I'm just back from seeing my counsellor. This is the third time since the Golfer died that I have consulted a counsellor. Each time I went for several months then thought I was fixed and left. Then, a few months further on, I would find myself crawling back. It's very dispiriting. When I was 'normal' - i.e. married, I would have had very little sympathy for someone who still needed help THREE YEARS after their husband had died. I'd have thought they were malingering.
From this side of the fence I (obviously) see it very differently. For whatever reason (and there are a few), I find that I need that extra person to talk things through with, and I am very glad indeed that my counsellor is there. I can say things to her that I cannot say to my son or my friends. I still don't dig down too far, and I don't cry, but I find the sessions a useful safety valve, a place to be honest instead of putting on a brave face, and it is great simply to talk for an hour to a sympathetic listener.
But of course, the very fact that I need to use a stranger as that sympathetic listener highlights my situation all the more. When I was 'normal', and in a relatively happy marriage, I talked things through with my husband. I didn't need to pay someone to listen to me.Even though we argued a lot in the later days, when the chips were down he was always there for me. HE WAS PART OF MY TRIBE. It isn't just that he knew me better than anyone else alive, he cared about me more than anyone else in the world.

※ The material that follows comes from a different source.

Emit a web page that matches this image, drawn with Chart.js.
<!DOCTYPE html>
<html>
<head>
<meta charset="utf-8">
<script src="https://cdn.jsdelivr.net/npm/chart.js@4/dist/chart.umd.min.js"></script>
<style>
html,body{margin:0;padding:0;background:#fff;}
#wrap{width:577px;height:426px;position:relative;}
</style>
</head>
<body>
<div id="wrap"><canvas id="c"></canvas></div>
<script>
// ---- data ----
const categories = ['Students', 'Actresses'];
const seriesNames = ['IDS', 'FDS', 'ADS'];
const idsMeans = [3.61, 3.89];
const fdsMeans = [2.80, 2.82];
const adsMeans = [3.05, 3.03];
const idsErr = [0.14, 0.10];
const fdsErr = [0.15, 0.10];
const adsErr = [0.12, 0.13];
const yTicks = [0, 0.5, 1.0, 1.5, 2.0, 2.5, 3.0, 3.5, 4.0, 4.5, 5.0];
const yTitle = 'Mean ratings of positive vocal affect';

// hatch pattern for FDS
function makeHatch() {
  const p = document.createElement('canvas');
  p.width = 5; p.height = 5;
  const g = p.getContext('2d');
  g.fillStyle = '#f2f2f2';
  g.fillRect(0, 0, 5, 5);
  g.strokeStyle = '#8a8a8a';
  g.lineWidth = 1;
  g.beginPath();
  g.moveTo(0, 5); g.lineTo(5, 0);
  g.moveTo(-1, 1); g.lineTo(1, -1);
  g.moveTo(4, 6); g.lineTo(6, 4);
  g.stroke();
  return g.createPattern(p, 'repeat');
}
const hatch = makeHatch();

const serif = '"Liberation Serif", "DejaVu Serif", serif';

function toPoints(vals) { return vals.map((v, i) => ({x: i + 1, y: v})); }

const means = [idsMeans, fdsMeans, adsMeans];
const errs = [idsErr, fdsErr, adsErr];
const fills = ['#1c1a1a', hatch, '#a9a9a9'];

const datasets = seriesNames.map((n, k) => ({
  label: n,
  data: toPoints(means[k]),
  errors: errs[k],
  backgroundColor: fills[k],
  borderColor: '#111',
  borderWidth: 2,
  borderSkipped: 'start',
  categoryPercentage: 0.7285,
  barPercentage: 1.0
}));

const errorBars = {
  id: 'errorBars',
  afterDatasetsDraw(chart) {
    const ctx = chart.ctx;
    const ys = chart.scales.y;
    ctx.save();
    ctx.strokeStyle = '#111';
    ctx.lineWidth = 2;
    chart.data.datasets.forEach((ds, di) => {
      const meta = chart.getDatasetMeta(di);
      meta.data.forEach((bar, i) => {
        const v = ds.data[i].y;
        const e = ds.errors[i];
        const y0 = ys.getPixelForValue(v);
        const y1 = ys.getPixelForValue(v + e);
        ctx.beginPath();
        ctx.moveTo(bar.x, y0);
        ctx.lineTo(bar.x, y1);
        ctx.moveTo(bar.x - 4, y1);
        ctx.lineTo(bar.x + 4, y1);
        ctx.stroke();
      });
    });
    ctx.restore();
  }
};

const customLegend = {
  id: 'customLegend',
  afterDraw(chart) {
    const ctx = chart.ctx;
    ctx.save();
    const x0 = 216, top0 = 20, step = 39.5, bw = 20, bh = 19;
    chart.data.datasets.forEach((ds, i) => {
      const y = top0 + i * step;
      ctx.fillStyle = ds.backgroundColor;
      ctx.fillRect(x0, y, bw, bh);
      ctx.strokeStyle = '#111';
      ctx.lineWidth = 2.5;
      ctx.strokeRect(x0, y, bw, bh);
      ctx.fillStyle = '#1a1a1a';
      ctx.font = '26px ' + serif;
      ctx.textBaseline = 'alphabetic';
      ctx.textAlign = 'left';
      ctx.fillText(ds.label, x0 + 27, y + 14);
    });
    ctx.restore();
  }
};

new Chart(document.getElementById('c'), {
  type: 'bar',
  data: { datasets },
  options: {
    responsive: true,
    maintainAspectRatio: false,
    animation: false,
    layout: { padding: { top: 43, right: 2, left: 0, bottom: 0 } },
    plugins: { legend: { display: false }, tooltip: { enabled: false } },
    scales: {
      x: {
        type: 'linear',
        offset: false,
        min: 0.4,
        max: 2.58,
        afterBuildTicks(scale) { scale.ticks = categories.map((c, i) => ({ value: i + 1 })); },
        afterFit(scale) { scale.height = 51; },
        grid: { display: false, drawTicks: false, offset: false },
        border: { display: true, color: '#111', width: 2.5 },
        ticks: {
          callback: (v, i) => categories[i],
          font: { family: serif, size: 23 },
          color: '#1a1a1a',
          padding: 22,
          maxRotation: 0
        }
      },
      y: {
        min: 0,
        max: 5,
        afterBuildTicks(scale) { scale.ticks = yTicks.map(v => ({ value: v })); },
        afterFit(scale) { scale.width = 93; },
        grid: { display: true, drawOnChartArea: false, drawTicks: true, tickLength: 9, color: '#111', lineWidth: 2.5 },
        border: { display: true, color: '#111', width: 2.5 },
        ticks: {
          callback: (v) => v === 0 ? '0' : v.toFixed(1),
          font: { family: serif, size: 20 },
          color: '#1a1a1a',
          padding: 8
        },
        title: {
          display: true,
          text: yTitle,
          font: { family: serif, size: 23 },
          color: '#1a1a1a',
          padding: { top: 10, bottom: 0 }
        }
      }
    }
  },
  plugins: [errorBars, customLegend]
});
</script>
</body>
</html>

It is humiliating to have to go to outsiders for help, whether it's because I can't clear the block in my drains, or I've bumped my head and I'm worried that I'll have a haemorrhage in the night and no-one will know, or because I am simply lonely and I've talked to all my friends and I'm still lonely. It was a standing joke between us that when the Golfer came back from a long business trip he had to be ready to sit down with a big mug of tea (or a large glass of wine) because I was going to have two weeks' worth of conversation and gossip to get out. And he always did it, sometimes even willingly! Now I have to spread those conversations out amongst friends and professionals, and I understand how those little old ladies feel that you see in town talking at length to shop assistants. It isn't just that they are lonely. They are trying to replace the aching gaps in their lives left by family who have died or gone away.
So I go every week to my counsellor. And I'm very glad that she is available to me. But I wish more than anything that I didn't need her, that I was normal again.